VIII. Contracted conditions of the pinnacle porch are beautifully used in the doors of the cathedral of Florence; and the entire arrangement, in its most perfect form, as adapted to window protection and decoration, is applied by Giotto with inconceivable exquisiteness in the windows of the campanile; those of the cathedral itself being all of the same type. Various singular and delightful conditions of it are applied in Italian domestic architecture (in the Broletto of Monza very quaintly), being associated with balconies for speaking to the people, and passing into pulpits. In the north we glaze the sides of such projections, and they become bow-windows, the shape of roofing being then nearly immaterial and very fantastic, often a conical cap. All these conditions of window protection, being for real service, are endlessly delightful (and I believe the beauty of the balcony, protected by an open canopy supported by light shafts, never yet to have been properly worked out). But the Renaissance architects destroyed all of them, and introduced the magnificent and witty Roman invention of a model of a Greek pediment, with its cornices of monstrous thickness, bracketed up above the window. The horizontal cornice of the pediment is thus useless, and of course, therefore, retained; the protection to the head of the window being constructed on the principle of a hat with its crown sewn up. But the deep and dark triangular cavity thus obtained affords farther opportunity for putting ornament out of sight, of which the Renaissance architects are not slow to avail themselves.

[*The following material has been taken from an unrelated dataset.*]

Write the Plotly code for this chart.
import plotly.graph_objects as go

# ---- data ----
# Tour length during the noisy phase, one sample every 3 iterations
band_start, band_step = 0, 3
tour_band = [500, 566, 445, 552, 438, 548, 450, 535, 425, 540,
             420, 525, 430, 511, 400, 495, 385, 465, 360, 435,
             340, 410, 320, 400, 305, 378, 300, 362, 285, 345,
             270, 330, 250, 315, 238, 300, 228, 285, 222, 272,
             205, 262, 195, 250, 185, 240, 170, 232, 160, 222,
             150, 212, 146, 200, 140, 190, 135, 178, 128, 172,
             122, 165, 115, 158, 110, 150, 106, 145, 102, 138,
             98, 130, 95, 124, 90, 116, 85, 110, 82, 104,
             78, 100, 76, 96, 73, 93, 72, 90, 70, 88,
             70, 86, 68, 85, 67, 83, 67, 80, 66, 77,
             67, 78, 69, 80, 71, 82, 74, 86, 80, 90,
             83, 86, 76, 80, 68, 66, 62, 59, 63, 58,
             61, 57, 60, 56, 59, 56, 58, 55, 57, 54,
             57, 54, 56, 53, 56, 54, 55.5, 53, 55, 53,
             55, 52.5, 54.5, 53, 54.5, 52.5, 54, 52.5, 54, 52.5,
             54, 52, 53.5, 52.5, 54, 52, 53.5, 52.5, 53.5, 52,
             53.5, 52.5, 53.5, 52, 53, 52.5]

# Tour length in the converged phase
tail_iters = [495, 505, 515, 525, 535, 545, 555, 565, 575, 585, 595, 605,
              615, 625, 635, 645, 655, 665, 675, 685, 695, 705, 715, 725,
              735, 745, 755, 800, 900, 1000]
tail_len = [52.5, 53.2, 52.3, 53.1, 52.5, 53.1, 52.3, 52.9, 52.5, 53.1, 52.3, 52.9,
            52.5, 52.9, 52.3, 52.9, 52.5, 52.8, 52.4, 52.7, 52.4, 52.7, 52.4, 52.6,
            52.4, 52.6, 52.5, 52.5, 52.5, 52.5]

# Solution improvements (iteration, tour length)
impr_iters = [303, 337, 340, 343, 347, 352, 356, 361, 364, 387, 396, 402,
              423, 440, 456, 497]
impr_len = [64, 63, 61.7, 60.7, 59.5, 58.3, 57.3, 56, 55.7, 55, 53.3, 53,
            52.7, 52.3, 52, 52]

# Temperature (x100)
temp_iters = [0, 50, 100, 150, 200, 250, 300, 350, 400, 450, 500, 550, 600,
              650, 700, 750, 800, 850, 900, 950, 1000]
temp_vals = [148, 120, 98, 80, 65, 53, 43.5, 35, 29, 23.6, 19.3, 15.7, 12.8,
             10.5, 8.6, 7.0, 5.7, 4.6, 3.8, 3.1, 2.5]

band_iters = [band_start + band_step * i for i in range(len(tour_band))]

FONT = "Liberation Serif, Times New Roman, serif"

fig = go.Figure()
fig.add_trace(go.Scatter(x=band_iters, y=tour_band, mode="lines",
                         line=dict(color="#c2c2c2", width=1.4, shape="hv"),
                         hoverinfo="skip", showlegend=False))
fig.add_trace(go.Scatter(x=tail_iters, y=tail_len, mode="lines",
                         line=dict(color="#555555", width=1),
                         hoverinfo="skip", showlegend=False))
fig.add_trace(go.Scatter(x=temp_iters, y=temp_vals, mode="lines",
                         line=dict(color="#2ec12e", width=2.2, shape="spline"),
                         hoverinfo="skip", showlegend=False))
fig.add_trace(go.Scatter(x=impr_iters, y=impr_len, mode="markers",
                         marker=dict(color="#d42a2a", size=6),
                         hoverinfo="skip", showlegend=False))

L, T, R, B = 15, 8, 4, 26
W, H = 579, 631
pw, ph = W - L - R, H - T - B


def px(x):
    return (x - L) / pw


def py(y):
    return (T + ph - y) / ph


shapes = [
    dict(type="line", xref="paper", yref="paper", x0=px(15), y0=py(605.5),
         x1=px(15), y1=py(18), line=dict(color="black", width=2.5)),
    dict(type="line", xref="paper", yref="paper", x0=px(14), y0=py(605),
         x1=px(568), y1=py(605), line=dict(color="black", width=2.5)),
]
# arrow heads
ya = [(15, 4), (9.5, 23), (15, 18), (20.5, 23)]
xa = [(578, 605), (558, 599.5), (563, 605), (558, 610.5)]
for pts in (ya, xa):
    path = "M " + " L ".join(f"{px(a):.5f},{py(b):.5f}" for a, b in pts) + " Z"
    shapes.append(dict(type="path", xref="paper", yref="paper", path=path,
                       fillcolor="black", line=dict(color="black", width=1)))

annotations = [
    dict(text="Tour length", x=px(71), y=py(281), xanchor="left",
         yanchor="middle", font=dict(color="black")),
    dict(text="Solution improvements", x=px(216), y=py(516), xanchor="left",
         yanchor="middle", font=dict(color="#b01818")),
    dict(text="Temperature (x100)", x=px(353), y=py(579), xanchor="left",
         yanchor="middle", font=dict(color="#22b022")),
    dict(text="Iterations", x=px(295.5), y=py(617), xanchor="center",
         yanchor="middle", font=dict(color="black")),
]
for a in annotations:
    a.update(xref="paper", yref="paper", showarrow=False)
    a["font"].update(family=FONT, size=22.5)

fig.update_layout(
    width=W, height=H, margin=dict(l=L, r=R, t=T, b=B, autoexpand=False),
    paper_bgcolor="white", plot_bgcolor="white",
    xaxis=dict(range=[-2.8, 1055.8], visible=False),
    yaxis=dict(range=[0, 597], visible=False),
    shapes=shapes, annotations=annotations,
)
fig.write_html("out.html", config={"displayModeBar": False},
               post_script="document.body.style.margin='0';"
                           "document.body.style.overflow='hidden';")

A more rational condition is the complete pediment with a couple of shafts, or pilasters, carried on a bracketed sill; and the windows of this kind, which have been well designed, are perhaps the best things which the Renaissance schools have produced: those of Whitehall are, in their way, exceedingly beautiful; and those of the Palazzo Ricardi at Florence, in their simplicity and sublimity, are scarcely unworthy of their reputed designer, Michael Angelo.